The Role of High-Performance Networking in AI Clouds
AI,Modern AI workloads — particularly generative and reasoning-driven applications — are highly distributed and communication-intensive. Whether training large language models across multi-node GPU clusters or delivering real-time inference under strict latency constraints, networking performance becomes as critical as compute and memory.
In AI cloud environments, the network is no longer just infrastructure. It is a performance multiplier.
The Foundation: AI-Optimized Ethernet Fabrics
One leading AI-optimized Ethernet platform is NVIDIA Spectrum-X — a purpose-built, end-to-end networking solution designed to maximize GPU efficiency in modern cloud deployments.
It includes:
Spectrum-4 Ethernet Switches
Offering up to 64 ports of 800GbE in a compact 2U form factor, these switches deliver up to 51.2 terabits per second (Tb/s) of total throughput. Designed for smart-leaf, spine, and super-spine layers, they form the backbone of scalable AI network fabrics.
BlueField-3 SuperNICs
The NVIDIA BlueField-3 provides up to 400GbE RoCE connectivity between GPU servers. With support for GPUDirect® RoCE, Direct Data Placement (DDP), in-order packet delivery, and enhanced telemetry, it enables consistent low-latency, high-throughput performance across distributed AI workloads.
At the core of this architecture is RDMA over Converged Ethernet (RoCE), which improves bandwidth efficiency while maintaining workload isolation. Features such as adaptive routing, telemetry-driven congestion control, and performance isolation ensure predictable behavior — even in multi-tenant environments.
Why Automation Is Critical in Multi-Tenant AI Clouds
While high-performance networking hardware provides the foundation, operating it effectively in a multi-tenant AI cloud introduces additional complexity.

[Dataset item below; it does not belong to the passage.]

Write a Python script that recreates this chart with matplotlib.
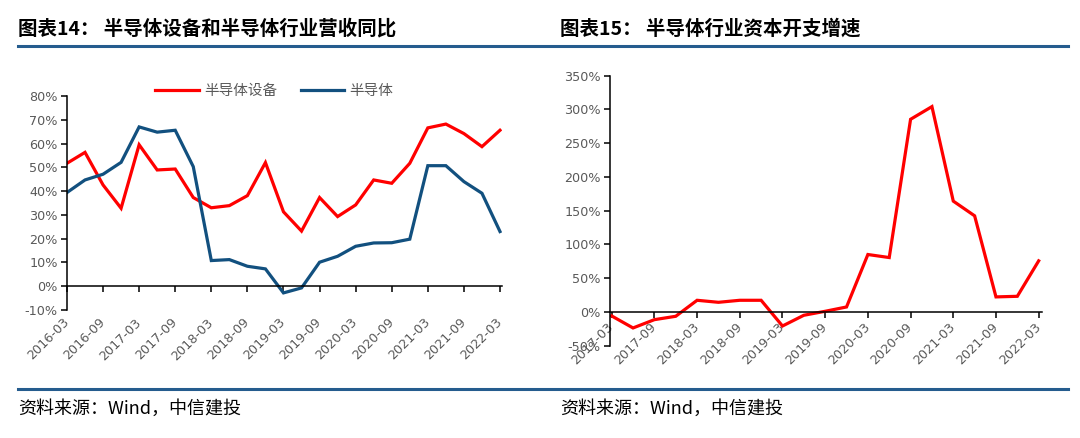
import matplotlib
matplotlib.use('Agg')
import matplotlib.pyplot as plt
from matplotlib.lines import Line2D

plt.rcParams['font.family'] = ['DejaVu Sans', 'Noto Sans CJK SC']
plt.rcParams['axes.unicode_minus'] = False

CJK = 'Noto Sans CJK SC'
GREY = '#595959'
RED = '#FF0000'
BLUE = '#12507F'
RULE = '#255C8E'
TICK_FS = 9.2

# 图表14: quarterly revenue growth (YoY, %), 2016-03 .. 2022-03
rev_quarters = ['2016-03', '2016-06', '2016-09', '2016-12', '2017-03', '2017-06',
                '2017-09', '2017-12', '2018-03', '2018-06', '2018-09', '2018-12',
                '2019-03', '2019-06', '2019-09', '2019-12', '2020-03', '2020-06',
                '2020-09', '2020-12', '2021-03', '2021-06', '2021-09', '2021-12',
                '2022-03']
equip_rev = [51.7, 56.3, 42.6, 32.8, 59.5, 48.9, 49.3, 37.3, 33.0, 33.9, 38.1, 52.0,
             31.3, 23.2, 37.3, 29.3, 34.2, 44.7, 43.3, 51.7, 66.6, 68.2, 64.2, 58.7,
             65.6]
semi_rev = [39.4, 44.7, 47.1, 52.1, 67.0, 64.8, 65.6, 50.3, 10.8, 11.2, 8.4, 7.3,
            -2.8, -0.7, 10.1, 12.6, 16.8, 18.2, 18.3, 19.8, 50.7, 50.7, 44.0, 39.1,
            23.0]

# 图表15: capex growth (%), 2017-03 .. 2022-03
capex_quarters = rev_quarters[4:]
capex = [-5.9, -23.7, -11.4, -6.4, 17.3, 14.3, 17.3, 17.3, -20.8, -4.9, 1.0, 7.4,
         85.1, 80.6, 285.4, 304.2, 164.2, 142.4, 22.3, 23.2, 75.7]

fig = plt.figure(figsize=(10.8, 4.38), dpi=100)


def style_axes(ax):
    for s in ['top', 'right']:
        ax.spines[s].set_visible(False)
    ax.spines['left'].set_linewidth(1.1)
    ax.spines['bottom'].set_linewidth(1.1)
    ax.spines['bottom'].set_position(('data', 0))
    ax.tick_params(axis='y', length=4, width=1.1, direction='out',
                   labelsize=TICK_FS, labelcolor=GREY, pad=2.5)
    ax.tick_params(axis='x', length=4, width=1.1, direction='out',
                   labelsize=TICK_FS, labelcolor=GREY)
    ax.yaxis.set_major_formatter(plt.FuncFormatter(lambda v, p: f'{v:.0f}%'))


def rotate_labels(labels):
    for lab in labels:
        lab.set_rotation(45)
        lab.set_ha('right')
        lab.set_va('center')
        lab.set_rotation_mode('anchor')


# ---- left chart
ax1 = fig.add_axes([0.0620, 0.2922, 0.4028, 0.4886])
x1 = list(range(len(rev_quarters)))
ax1.plot(x1, equip_rev, color=RED, lw=2.3, label='半导体设备', solid_joinstyle='miter')
ax1.plot(x1, semi_rev, color=BLUE, lw=2.3, label='半导体', solid_joinstyle='miter')
ax1.set_ylim(-10, 80)
ax1.set_yticks(range(-10, 81, 10))
ax1.set_xlim(0, 24.11)
style_axes(ax1)
ticks1 = x1[::2]
ax1.set_xticks(ticks1)
ax1.tick_params(axis='x', labelbottom=False)
sec = ax1.secondary_xaxis('bottom')
sec.set_xticks(ticks1)
sec.set_xticklabels(rev_quarters[::2])
sec.spines['bottom'].set_visible(False)
sec.tick_params(axis='x', length=0, pad=7.5, labelsize=TICK_FS, labelcolor=GREY)
rotate_labels(sec.get_xticklabels())

leg = fig.legend(handles=ax1.get_lines(), loc='center', ncol=2,
                 bbox_to_anchor=(0.254, 0.792), frameon=False, borderpad=0,
                 handlelength=3.0, handletextpad=0.35, columnspacing=1.6,
                 prop={'family': CJK, 'size': 10.5})
for t in leg.get_texts():
    t.set_color(GREY)

# ---- right chart
ax2 = fig.add_axes([0.5648, 0.2107, 0.3997, 0.6165])
x2 = list(range(len(capex_quarters)))
ax2.plot(x2, capex, color=RED, lw=2.3, solid_joinstyle='miter')
ax2.set_ylim(-50, 350)
ax2.set_yticks(range(-50, 351, 50))
ax2.set_xlim(-0.08, 20.14)
style_axes(ax2)
ax2.set_xticks(x2[::2])
ax2.set_xticklabels(capex_quarters[::2])
ax2.tick_params(axis='x', pad=5.2)
rotate_labels(ax2.get_xticklabels())

# ---- titles, rules, source notes
fig.text(18 / 1080, 1 - 29 / 438, '图表14： 半导体设备和半导体行业营收同比',
         family=CJK, fontsize=14, fontweight='bold', va='center', ha='left')
fig.text(560 / 1080, 1 - 29 / 438, '图表15： 半导体行业资本开支增速',
         family=CJK, fontsize=14, fontweight='bold', va='center', ha='left')
for yy in [46, 389]:
    fig.add_artist(Line2D([18 / 1080, 1068 / 1080], [1 - yy / 438] * 2,
                          transform=fig.transFigure, color=RULE, lw=2.2))
for xx in [18, 560]:
    fig.text(xx / 1080, 1 - 409 / 438, '资料来源：Wind，中信建投', family=CJK,
             fontsize=13, fontstyle='italic', va='center', ha='left')

fig.savefig('out.png', dpi=100)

Multi-tenant environments must guarantee:
Traffic Isolation
Strict separation between tenant workloads to prevent noisy-neighbor effects and enforce security boundaries.
Quality of Service (QoS)
Fair scheduling and predictable bandwidth allocation to maintain SLAs across tenants.
However, achieving this requires precise switch configurations. In dynamic AI cloud environments — where GPU resources are constantly provisioned, scaled, and reassigned — network fabrics must adapt in real time.
Without automated switch programming and topology-aware orchestration, scaling becomes manual, slow, and error-prone. That undermines the on-demand experience users expect from cloud infrastructure.
Automation is not optional. It is essential.
Extending AI Networking into a Multi-Tenant Cloud Model
Modern cloud platforms address this challenge by integrating software-defined networking (SDN) with tenant-aware orchestration.
Key architectural capabilities include:
Network-Aware Multi-Tenant Design
Virtual routing domains are automatically provisioned and mapped to the correct switch ports. This ensures tenant isolation while maintaining compatibility with high-performance AI fabrics.
Policy-Based GPU Networking
Dedicated east-west GPU communication paths are automatically created between virtual machines within the same virtual private cloud (VPC). These paths require no manual user configuration and enforce strict tenant boundaries.
Only workloads within the same VPC can exchange GPU traffic — ensuring secure, high-throughput communication.
Real-Time Fabric Programming
Switching fabrics are dynamically programmed through APIs, allowing the network to reflect tenant topology changes instantly. As GPU resources are allocated or decommissioned, the network adapts automatically.
Deterministic Low Latency at Scale
GPU placement is aligned with rail-group topology best practices to preserve predictable east-west communication patterns. This prevents congestion and maintains consistent low-latency performance, even as tenants scale up or down.
Flexible GPU Infrastructure
GPU resources can be dynamically assigned to tenants without manual intervention. Nodes can be added or removed from the cloud, while the control plane automatically provisions resources, enforces quotas, and ensures efficient routing across the AI fabric.
Why Networking Defines AI Cloud Success
High-performance networking is foundational to scalable, secure, and predictable multi-tenant AI infrastructure.
Advanced Ethernet fabrics set a new standard for GPU data movement — but they introduce significant orchestration complexity in multi-tenant deployments.
The true differentiator is not just raw throughput. It is the ability to:
- Automate GPU-to-GPU networking
- Dynamically enforce tenant isolation
- Maintain deterministic latency
- Adapt network topology in real time
- Scale without manual switch reconfiguration
In short, hardware enables performance — but software orchestration makes multi-tenant AI clouds viable in the real world.